Train delay forecasting

Today, decision making in passenger rail is mainly made by humans. Experienced professionals yes, but human in nature. If we can make pattern recognition available to traffic planning and traffic control then The Train Brain can start automating real time decision-making and revolutionize traffic analysis.

A major cause of train delays is knock-on effects

The risk of deviation from the timetable can be identified both in the moment (the current probability of delay based on where all vehicles are at the moment) and as a historical/general probability of delay tied to vehicle, place or section. Our model for predicting risk of deviation from the time table can be used as a way of reducing risk of knock-on delays of mitigating them once they occur.

The model predicts risk of deviation from the time table

If a closed traffic system operating at high capacity is to function it is necessary for vehicles to be at the planned location at the planned time. The system works we can stick to the plan.

But many factors mean that the plan cannot be kept. We get variance in the outcome.

This variance has a distribution, and that distribution can be described by historical data. But where, within the distribution, will a future vehicle be located? Pattern recognition models can estimate that.

Our train delay forecasting model trains itself to forecast, in real time, the likely future positions of all trains nationwide.

This is done (the variance is explained) by keeping track of where all the trains are - in relation to where all the other trains are right now.

The technology is a form of pattern recognition – those patterns are not a library, they are more like fingerprints. A fingerprint of variance. And those fingerprints are not bound to time and place, they are patterns. We can, for example, use a fingerprint that describes variance in Uppsala to a forecast for Malmö.

The model trains itself – to find all the fingerprints and make as accurate predictions as it can. The goal is a narrow spread in the forecast range.


“Next time your train is delayed. Rest assured, there are people working on it.”
— BBC
“For commuters in Stockholm, Sweden, things may be looking up.”
— The Washington Post
“The first automated transit forecasting tool of its kind.”
— Vice

How the risk of deviation is found

  1. Identify likely train route and arrival/departure times

    • The model uses historical data to understand which path a train is likely to take. All trains nationwide.

    • The model uses historical data to understand actual arrival/departure times. All trains in nationwide.

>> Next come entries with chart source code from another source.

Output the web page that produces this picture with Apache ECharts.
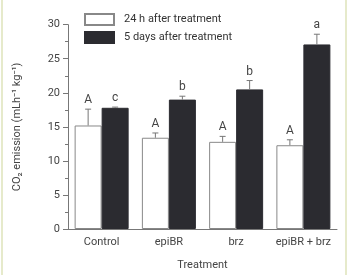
<!DOCTYPE html>
<html>
<head>
<meta charset="utf-8">
<script src="https://cdn.jsdelivr.net/npm/echarts@6/dist/echarts.min.js"></script>
<style>
  html, body { margin: 0; padding: 0; background: #fff; }
  #chart { width: 349px; height: 275px; }
</style>
</head>
<body>
<div id="chart"></div>
<script>
// 数据
const categories = ['Control', 'epiBR', 'brz', 'epiBR + brz']
const seriesNames = ['24 h after treatment', '5 days after treatment']
const values24h = [15.2, 13.4, 12.8, 12.3]
const errTop24h = [17.6, 14.1, 13.6, 13.1]
const letters24h = ['A', 'A', 'A', 'A']
const values5d = [17.8, 19.0, 20.5, 27.1]
const errTop5d = [17.9, 19.5, 21.8, 28.6]
const letters5d = ['c', 'b', 'b', 'a']

const barW = 27
const font = 'Roboto, "Noto Sans", sans-serif'

// 误差线 + 字母标记
const errorSeries = (tops, letters, shift) => ({
  type: 'custom',
  silent: true,
  z: 5,
  data: tops.map((t, i) => [i, t]),
  renderItem: (params, api) => {
    const p = api.coord([api.value(0), api.value(1)])
    const x = p[0] + shift
    const idx = params.dataIndex
    const barVal = shift < 0 ? values24h[idx] : values5d[idx]
    const yBar = api.coord([idx, barVal])[1]
    return {
      type: 'group',
      children: [
        { type: 'line', shape: { x1: x, y1: yBar, x2: x, y2: p[1] }, style: { stroke: '#777', lineWidth: 1 } },
        { type: 'line', shape: { x1: x - 3, y1: p[1], x2: x + 3, y2: p[1] }, style: { stroke: '#777', lineWidth: 1 } },
        { type: 'text', style: { text: letters[idx], x: x, y: p[1] - 3, align: 'center', verticalAlign: 'bottom', fill: '#444', font: '12px ' + font } }
      ]
    }
  }
})

const chart = echarts.init(document.getElementById('chart'))
chart.setOption({
  animation: false,
  graphic: [
    { type: 'rect', shape: { x: 1, y: 0, width: 2, height: 275 }, style: { fill: '#e6eacb' } },
    { type: 'rect', shape: { x: 345, y: 0, width: 2, height: 275 }, style: { fill: '#e6eacb' } }
  ],
  legend: {
    orient: 'vertical',
    left: 79,
    top: 8,
    itemWidth: 29,
    itemHeight: 11,
    itemGap: 5,
    icon: 'rect',
    textStyle: { fontSize: 11, color: '#333', fontFamily: font, padding: [0, 0, 0, 5] },
    data: seriesNames
  },
  grid: { left: 68, right: 12, top: 24.7, bottom: 46, outerBoundsMode: 'none' },
  xAxis: {
    type: 'category',
    data: categories,
    name: 'Treatment',
    nameLocation: 'middle',
    nameGap: 31,
    nameTextStyle: { fontSize: 11, color: '#444', fontFamily: font },
    axisLine: { lineStyle: { color: '#777' } },
    axisTick: { alignWithLabel: true, length: 3, lineStyle: { color: '#777' } },
    axisLabel: { interval: 0, fontSize: 11, color: '#444', margin: 8, fontFamily: font }
  },
  yAxis: {
    type: 'value',
    min: 0,
    max: 30,
    interval: 5,
    name: 'CO₂ emission (mLh⁻¹ kg⁻¹)',
    nameLocation: 'middle',
    nameGap: 45,
    nameTextStyle: { fontSize: 11, color: '#444', fontFamily: font },
    axisLine: { show: true, lineStyle: { color: '#777' } },
    axisTick: { show: true, length: 5, lineStyle: { color: '#777' } },
    minorTick: { show: true, splitNumber: 2, length: 3, lineStyle: { color: '#777' } },
    splitLine: { show: false },
    axisLabel: { fontSize: 11, color: '#444', margin: 8, fontFamily: font }
  },
  series: [
    {
      name: seriesNames[0],
      type: 'bar',
      data: values24h,
      barWidth: barW,
      barGap: '0%',
      itemStyle: { color: '#fff', borderColor: '#888', borderWidth: 1 }
    },
    {
      name: seriesNames[1],
      type: 'bar',
      data: values5d,
      barWidth: barW,
      barGap: '0%',
      itemStyle: { color: '#2b2b30', borderColor: '#2b2b30', borderWidth: 1 }
    },
    errorSeries(errTop24h, letters24h, -barW / 2),
    errorSeries(errTop5d, letters5d, barW / 2)
  ]
})
</script>
</body>
</html>
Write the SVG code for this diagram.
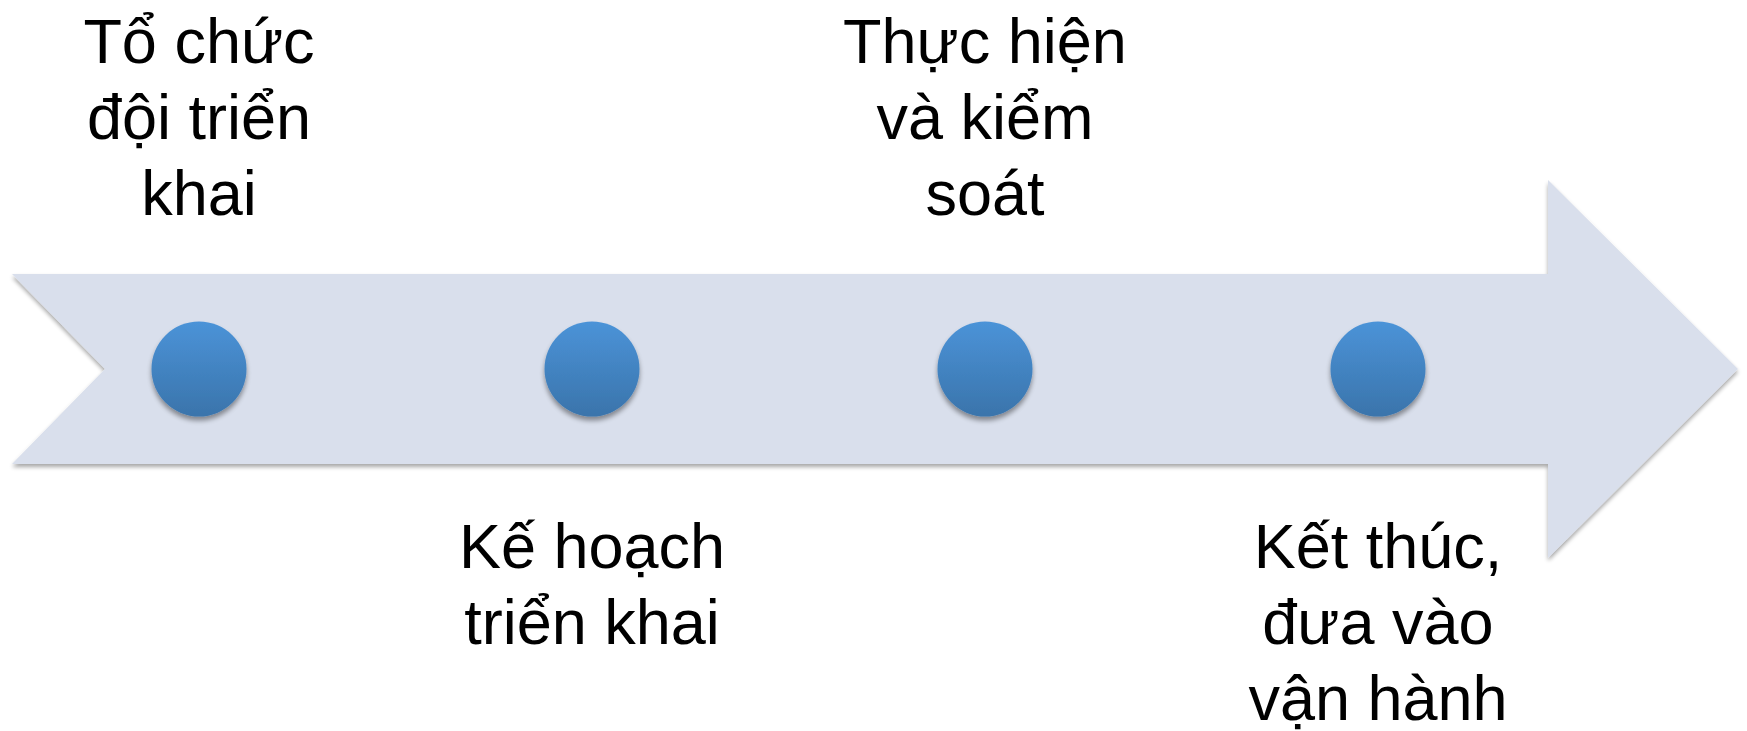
<svg xmlns="http://www.w3.org/2000/svg" width="1747" height="731" viewBox="0 0 1747 731">
<defs>
<linearGradient id="dot" x1="0" y1="0" x2="0" y2="1">
<stop offset="0" stop-color="#4b93d8"/>
<stop offset="1" stop-color="#3a74ab"/>
</linearGradient>
<filter id="sh" x="-10%" y="-10%" width="120%" height="130%">
<feGaussianBlur in="SourceAlpha" stdDeviation="2"/>
<feOffset dx="0" dy="3" result="b"/>
<feComponentTransfer><feFuncA type="linear" slope="0.35"/></feComponentTransfer>
<feMerge><feMergeNode/><feMergeNode in="SourceGraphic"/></feMerge>
</filter>
<filter id="shd" x="-30%" y="-30%" width="160%" height="170%">
<feGaussianBlur in="SourceAlpha" stdDeviation="2.5"/>
<feOffset dx="0" dy="4" result="b"/>
<feComponentTransfer><feFuncA type="linear" slope="0.4"/></feComponentTransfer>
<feMerge><feMergeNode/><feMergeNode in="SourceGraphic"/></feMerge>
</filter>
</defs>
<style>
.lbl{font-family:"Liberation Sans",Arial,sans-serif;font-size:63px;fill:#000;text-anchor:middle}
.dot{fill:url(#dot);filter:url(#shd)}
</style>
<rect width="1747" height="731" fill="#fff"/>
<g id="connectors">
<path id="arrow" d="M12,274 L1548,274 L1548,180 L1738,369 L1548,558 L1548,464 L12,464 L105,369 Z" fill="#d9dfec" filter="url(#sh)"/>
</g>
<g id="node1">
<circle class="dot" cx="199" cy="369" r="47.5"/>
<text class="lbl" x="199" y="63">Tổ chức</text>
<text class="lbl" x="199" y="139">đội triển</text>
<text class="lbl" x="199" y="215">khai</text>
</g>
<g id="node2">
<circle class="dot" cx="592" cy="369" r="47.5"/>
<text class="lbl" x="592" y="568">Kế hoạch</text>
<text class="lbl" x="592" y="644">triển khai</text>
</g>
<g id="node3">
<circle class="dot" cx="985" cy="369" r="47.5"/>
<text class="lbl" x="985" y="63">Thực hiện</text>
<text class="lbl" x="985" y="139">và kiểm</text>
<text class="lbl" x="985" y="215">soát</text>
</g>
<g id="node4">
<circle class="dot" cx="1378" cy="369" r="47.5"/>
<text class="lbl" x="1378" y="568">Kết thúc,</text>
<text class="lbl" x="1378" y="644">đưa vào</text>
<text class="lbl" x="1378" y="720">vận hành</text>
</g>
</svg>
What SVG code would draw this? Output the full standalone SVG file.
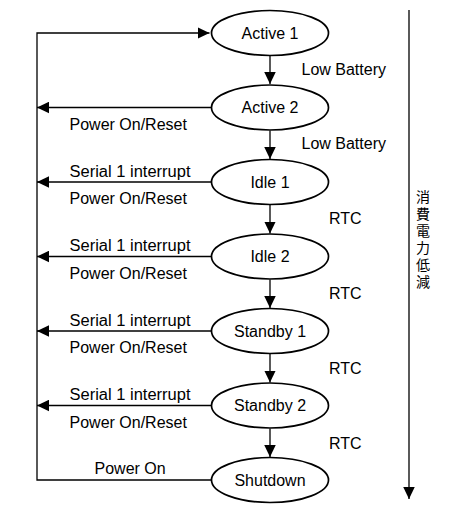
<svg xmlns="http://www.w3.org/2000/svg" width="450" height="514" viewBox="0 0 450 514">
<style>
.node ellipse{fill:#fff;stroke:#000;stroke-width:1.7}
text{font-family:"Liberation Sans",Arial,sans-serif;font-size:16px;fill:#000}
.nt{text-anchor:middle}
.ln{fill:none;stroke:#000;stroke-width:1.3}
.jp{font-family:"Noto Sans CJK JP","Noto Sans CJK SC",sans-serif;font-size:14px;writing-mode:vertical-rl;letter-spacing:3px}
</style>
<defs>
<marker id="ah" markerUnits="userSpaceOnUse" markerWidth="12" markerHeight="12" viewBox="0 0 10 10" refX="10" refY="5" orient="auto">
<path d="M0,0.2 L10,5 L0,9.8 Z" fill="#000"/>
</marker>
</defs>
<g id="connectors">
<polyline class="ln" points="211.5,480 37,480 37,33 209.5,33" marker-end="url(#ah)"/>
<line class="ln" x1="211.5" y1="107.5" x2="37" y2="107.5" marker-end="url(#ah)"/>
<line class="ln" x1="211.5" y1="182" x2="37" y2="182" marker-end="url(#ah)"/>
<line class="ln" x1="211.5" y1="256.5" x2="37" y2="256.5" marker-end="url(#ah)"/>
<line class="ln" x1="211.5" y1="331" x2="37" y2="331" marker-end="url(#ah)"/>
<line class="ln" x1="211.5" y1="405.5" x2="37" y2="405.5" marker-end="url(#ah)"/>
<line class="ln" x1="270" y1="56" x2="270" y2="84" marker-end="url(#ah)"/>
<line class="ln" x1="270" y1="130.5" x2="270" y2="159" marker-end="url(#ah)"/>
<line class="ln" x1="270" y1="205" x2="270" y2="233.5" marker-end="url(#ah)"/>
<line class="ln" x1="270" y1="279.5" x2="270" y2="308" marker-end="url(#ah)"/>
<line class="ln" x1="270" y1="354" x2="270" y2="382.5" marker-end="url(#ah)"/>
<line class="ln" x1="270" y1="428.5" x2="270" y2="457" marker-end="url(#ah)"/>
<line class="ln" x1="409" y1="10" x2="409" y2="499" marker-end="url(#ah)"/>
<text x="301.5" y="75">Low Battery</text>
<text x="301.5" y="149">Low Battery</text>
<text x="329" y="224">RTC</text>
<text x="329" y="298.5">RTC</text>
<text x="329" y="373.5">RTC</text>
<text x="329" y="448.5">RTC</text>
<text x="69.5" y="129.5">Power On/Reset</text>
<text x="69.5" y="176.5" textLength="121" lengthAdjust="spacingAndGlyphs">Serial 1 interrupt</text>
<text x="69.5" y="204">Power On/Reset</text>
<text x="69.5" y="251" textLength="121" lengthAdjust="spacingAndGlyphs">Serial 1 interrupt</text>
<text x="69.5" y="278.5">Power On/Reset</text>
<text x="69.5" y="325.5" textLength="121" lengthAdjust="spacingAndGlyphs">Serial 1 interrupt</text>
<text x="69.5" y="353">Power On/Reset</text>
<text x="69.5" y="400" textLength="121" lengthAdjust="spacingAndGlyphs">Serial 1 interrupt</text>
<text x="69.5" y="427.5">Power On/Reset</text>
<text x="94.5" y="473.5">Power On</text>
</g>
<g id="axis-label">
<text class="jp" x="423" y="190">消費電力低減</text>
</g>
<g id="active1" class="node"><ellipse cx="270" cy="33" rx="58.5" ry="22.5"/><text class="nt" x="270" y="38.5">Active 1</text></g>
<g id="active2" class="node"><ellipse cx="270" cy="107.5" rx="58.5" ry="22.5"/><text class="nt" x="270" y="113">Active 2</text></g>
<g id="idle1" class="node"><ellipse cx="270" cy="182" rx="58.5" ry="22.5"/><text class="nt" x="270" y="187.5">Idle 1</text></g>
<g id="idle2" class="node"><ellipse cx="270" cy="256.5" rx="58.5" ry="22.5"/><text class="nt" x="270" y="262">Idle 2</text></g>
<g id="standby1" class="node"><ellipse cx="270" cy="331" rx="58.5" ry="22.5"/><text class="nt" x="270" y="336.5">Standby 1</text></g>
<g id="standby2" class="node"><ellipse cx="270" cy="405.5" rx="58.5" ry="22.5"/><text class="nt" x="270" y="411">Standby 2</text></g>
<g id="shutdown" class="node"><ellipse cx="270" cy="480" rx="58.5" ry="22.5"/><text class="nt" x="270" y="485.5">Shutdown</text></g>
</svg>
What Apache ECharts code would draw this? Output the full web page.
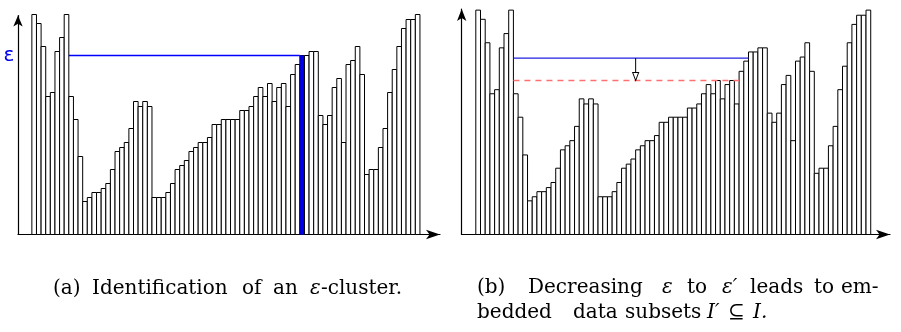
<!DOCTYPE html>
<html>
<head>
<meta charset="utf-8">
<script src="https://cdn.jsdelivr.net/npm/echarts@6/dist/echarts.min.js"></script>
<style>
  html, body { margin: 0; padding: 0; background: #fff; }
  #chart { width: 901px; height: 332px; }
</style>
</head>
<body>
<div id="chart"></div>
<script>
// Reachability values, one per ordered point (84 points)
const reach = [
  220, 211, 188, 138, 142, 183, 197, 220, 138, 115,
  78, 33, 37, 42, 42, 46, 51, 65, 83, 87,
  92, 106, 133, 128, 133, 128, 37, 37, 37, 42,
  51, 65, 69, 74, 83, 87, 92, 92, 97, 110,
  110, 115, 115, 115, 115, 124, 124, 128, 138, 147,
  138, 151, 133, 147, 151, 128, 160, 170, 179, 179,
  183, 183, 119, 110, 119, 147, 156, 92, 170, 174,
  188, 160, 60, 65, 65, 87, 106, 142, 165, 188,
  206, 215, 215, 220
];
// Point that defines the epsilon-cluster in panel (a)
const clusterPoint = 59;
// Threshold levels
const epsA = 179;      // panel (a): epsilon
const epsB = 173;      // panel (b): epsilon
const epsPrime = 151;  // panel (b): epsilon'
// Extent (in point positions) of the threshold lines
const epsSpan = [8.5, 58.5];
const epsPrimeSpan = [8.5, 56.5];
const arrowAt = 34.5;

const barData = reach.map((v, i) => [i + 1, v]);

function makeBars(highlight) {
  return function (params, api) {
    const i = api.value(0), v = api.value(1);
    const p0 = api.coord([i - 0.5, v]);
    const p1 = api.coord([i + 0.5, 0]);
    const hot = highlight && i === clusterPoint;
    return {
      type: 'rect',
      shape: { x: p0[0], y: p0[1], width: p1[0] - p0[0], height: p1[1] - p0[1] },
      style: { fill: hot ? '#0000ee' : '#ffffff', stroke: hot ? '#000080' : '#000000', lineWidth: 1 }
    };
  };
}

function axisX(grid, max, arrowSize) {
  return {
    type: 'value', gridIndex: grid, min: -2.5, max: max,
    axisLine: { show: true, onZero: false, symbol: ['none', 'arrow'], symbolSize: arrowSize,
      lineStyle: { color: '#000', width: 1.2 } },
    axisTick: { show: false }, axisLabel: { show: false }, splitLine: { show: false }
  };
}
function axisY(grid, max, arrowSize) {
  return {
    type: 'value', gridIndex: grid, min: 0, max: max,
    axisLine: { show: true, onZero: false, symbol: ['none', 'arrow'], symbolSize: arrowSize,
      lineStyle: { color: '#000', width: 1.2 } },
    axisTick: { show: false }, axisLabel: { show: false }, splitLine: { show: false }
  };
}

const serif = "'DejaVu Serif', 'Liberation Serif', serif";
function word(x, y, text, italic) {
  return {
    type: 'text', x: x, y: y,
    style: { text: text, fontFamily: serif, fontSize: 20, fill: '#000',
      fontStyle: italic ? 'italic' : 'normal', verticalAlign: 'middle', align: 'left' }
  };
}

const chart = echarts.init(document.getElementById('chart'), null, { renderer: 'canvas' });
chart.setOption({
  animation: false,
  backgroundColor: '#ffffff',
  grid: [
    { left: 18, top: 15.5, width: 422, height: 219 },
    { left: 461.7, top: 9, width: 428.3, height: 225.5 }
  ],
  xAxis: [axisX(0, 88.84, [7, 14]), axisX(1, 88.6, [7, 14])],
  yAxis: [axisY(0, 219, [7, 11]), axisY(1, 221.1, [7, 12])],
  series: [
    { type: 'custom', xAxisIndex: 0, yAxisIndex: 0, renderItem: makeBars(true), data: barData, clip: false, z: 2 },
    { type: 'custom', xAxisIndex: 1, yAxisIndex: 1, renderItem: makeBars(false), data: barData, clip: false, z: 2 },
    {
      type: 'line', xAxisIndex: 0, yAxisIndex: 0, z: 5,
      data: [[epsSpan[0], epsA], [epsSpan[1], epsA]],
      symbol: 'none', silent: true,
      itemStyle: { color: '#0000ff' },
      lineStyle: { color: '#0000ff', width: 1.3, opacity: 1 }
    },
    {
      type: 'line', xAxisIndex: 1, yAxisIndex: 1, z: 3,
      data: [[epsSpan[0], epsB], [epsSpan[1], epsB]],
      symbol: 'none', silent: true,
      itemStyle: { color: '#2020e0' },
      lineStyle: { color: '#2020e0', width: 1.2 }
    },
    {
      type: 'line', xAxisIndex: 1, yAxisIndex: 1, z: 3,
      data: [[epsPrimeSpan[0], epsPrime], [epsPrimeSpan[1], epsPrime]],
      symbol: 'none', silent: true,
      itemStyle: { color: '#ff7070' },
      lineStyle: { color: '#ff7070', width: 1.6, type: [6, 5] }
    },
    {
      type: 'line', xAxisIndex: 1, yAxisIndex: 1, z: 4,
      data: [
        { value: [arrowAt, epsB], symbol: 'none' },
        { value: [arrowAt, epsPrime], symbol: 'triangle', symbolSize: [6, 8], symbolRotate: 180,
          symbolOffset: [0, -4], itemStyle: { color: '#ffffff', borderColor: '#000', borderWidth: 1 } }
      ],
      showSymbol: true, silent: true,
      itemStyle: { color: '#000' },
      lineStyle: { color: '#000', width: 1 }
    }
  ]
});

// Axis label for the epsilon level of panel (a)
const epsY = chart.convertToPixel({ xAxisIndex: 0, yAxisIndex: 0 }, [0, epsA])[1];
chart.setOption({
  graphic: [
    {
      type: 'text', x: 9, y: epsY,
      style: { text: 'ε', fontFamily: "'DejaVu Sans', sans-serif", fontSize: 20, fill: '#0000ee',
        align: 'center', verticalAlign: 'middle' }
    },
    word(53, 289, '(a)'),
    word(92, 289, 'Identification'),
    word(242, 289, 'of'),
    word(273, 289, 'an'),
    word(310, 289, 'ε', true),
    word(321, 289, '-cluster.'),
    word(477, 288, '(b)'),
    word(528, 288, 'Decreasing'),
    word(662, 288, 'ε', true),
    word(687, 288, 'to'),
    word(722, 288, 'ε′', true),
    word(750, 288, 'leads'),
    word(814, 288, 'to'),
    word(841, 288, 'em-'),
    word(477, 313, 'bedded'),
    word(573, 313, 'data'),
    word(625, 313, 'subsets'),
    word(707, 313, 'I′', true),
    word(728, 313, '⊆'),
    word(753, 313, 'I.', true)
  ]
});
</script>
</body>
</html>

    • The information is linked to both time and place

  2. Training

    • The model uses historical data (actual outcomes) to refine the estimates

  3. Clustering and base estimation

    • The information is clustered in order to form a basis for patterns - where different groups correspond to events that are explained by the same thing (same factor). For each grouping (cluster group) a basic estimate is created.

    • The format of the base estimate is a cumulative distribution (CDF) of travel times

    • When the basic estimate is not correct, the model goes backwards to try to understand what happened - why did it go wrong? And it tries to capture the cause.

    • The model deviates from the basic estimate when it receives new information that affects the running time. Where the model is most wrong, it focuses its training efforts. A consequence: Short distances then receive less attention in training than long distances.